In response to Swift’s decision, Aloe Blacc, the artist behind #1 hits like “I am the Man” and Avicii’s “Wake Me Up,” wrote an article in Wired calling for better compensation for artists from streaming services.

“Songwriters seem to have less control over our work than ever before,” he wrote. “By law, we have to let any business use our songs that asks, so long as they agree to pay a rate that, more often than not, was not set in a free market. We don’t have a choice. As such, we have no power to protect the value of the music we create.”

Blacc explains how being a coauthor of a song that got 168 million plays on Pandora earned him just $4,000.

Last month, Jimmy Buffett addressed the issue at the Vanity Fair New Establishment Summit in San Francisco.

“Do you see [recording artists] getting a raise directly from you, as opposed to the bull— you have to deal with in going through the labels?” he asked Daniel Ek, CEO of Spotify, during a panel Q&A.
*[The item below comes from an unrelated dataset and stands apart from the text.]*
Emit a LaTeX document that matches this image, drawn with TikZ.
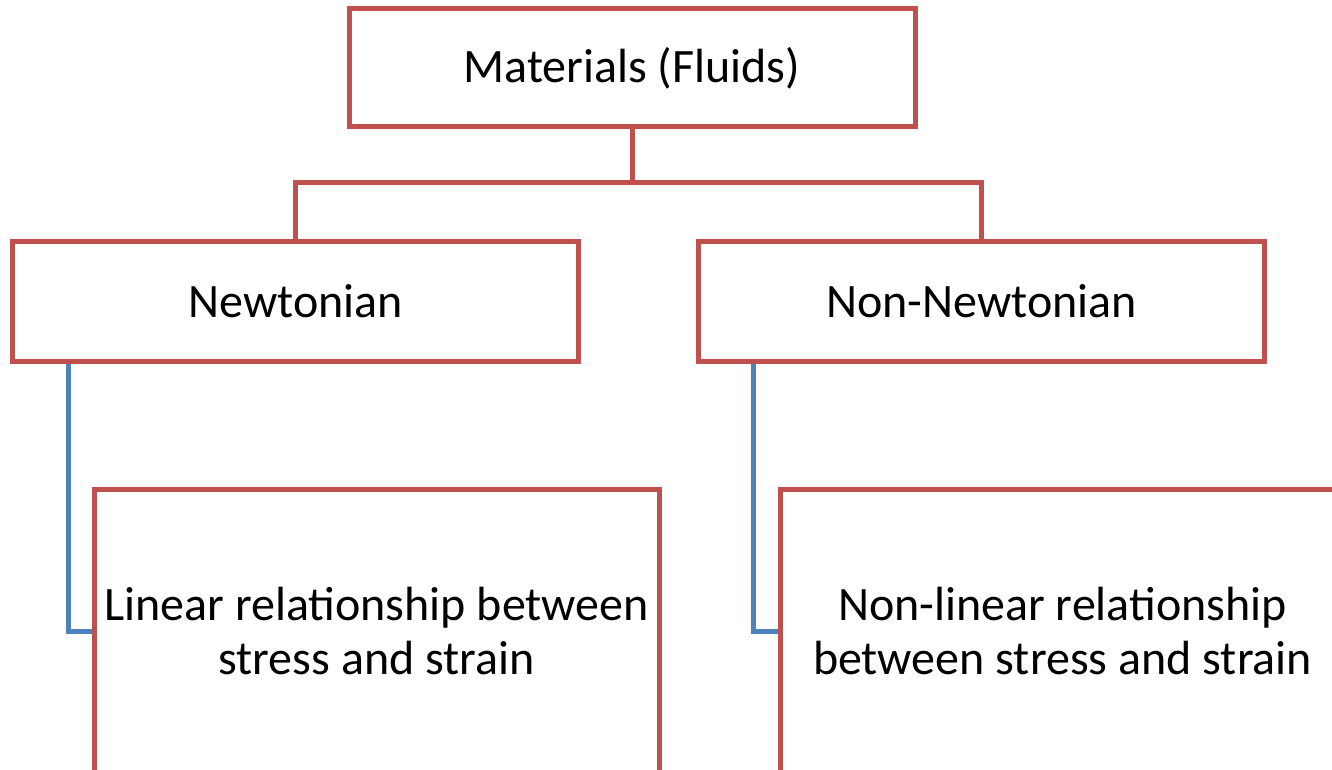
\documentclass[tikz,border=0pt]{standalone}
\usepackage{fontspec}
\setmainfont{Carlito}
\definecolor{boxred}{HTML}{C0504D}
\definecolor{linkblue}{HTML}{4F81BD}
\begin{document}
\begin{tikzpicture}[x=0.75pt,y=-0.75pt,
  box/.style={draw=boxred, line width=3.75pt, fill=white, minimum width=424.5pt, align=center,
    font=\fontsize{36}{41}\selectfont, inner sep=0pt},
  tree/.style={draw=boxred, line width=3.75pt},
  link/.style={draw=linkblue, line width=3.75pt}]
\path[use as bounding box, clip] (0,0) rectangle (1332,770);
\node[box, minimum height=88.5pt] (mat) at (632,68) {Materials (Fluids)};
\node[box, minimum height=89.25pt] (newt) at (295.5,301.5) {Newtonian};
\node[box, minimum height=89.25pt] (nonnewt) at (981.5,301.5) {Non-Newtonian};
\node[box, minimum width=423.75pt, minimum height=213pt] (lin) at (376.5,631) {Linear relationship between\\stress and strain};
\node[box, minimum width=423.75pt, minimum height=213pt] (nonlin) at (1062.5,631) {Non-linear relationship\\between stress and strain};
\coordinate (split) at (632,183);
\draw[tree] (mat.south) -- (split);
\draw[tree] (newt.north) |- (split) -| (nonnewt.north);
\draw[link] ([xshift=43.5pt]newt.south west) |- (lin.west);
\draw[link] ([xshift=42.75pt]nonnewt.south west) |- (nonlin.west);
\end{tikzpicture}
\end{document}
It doesn’t look like the streaming world is too concerned by the criticisms. Streaming has been one of the fastest growing music formats in the past few years, while album sales have been in decline.

Ek answered Buffett’s question with the usual schtick about Spotify contracting with labels who determine artist compensation. But the panel’s moderator, Irving Azoff, owner of Azoff MSG entertainment, told Buffett, to “sell one of [your] planes.”

Spotify’s response to losing Swift’s catalog was similarly dismissive her of qualms, citing that nearly 70% of revenues go to the music community and making cheeky playlists pining for her return.

While it may be some time before streaming companies are compelled to give creators a larger cut of their revenues, as big artists speak out for better compensation, hopefully that time will come sooner than later.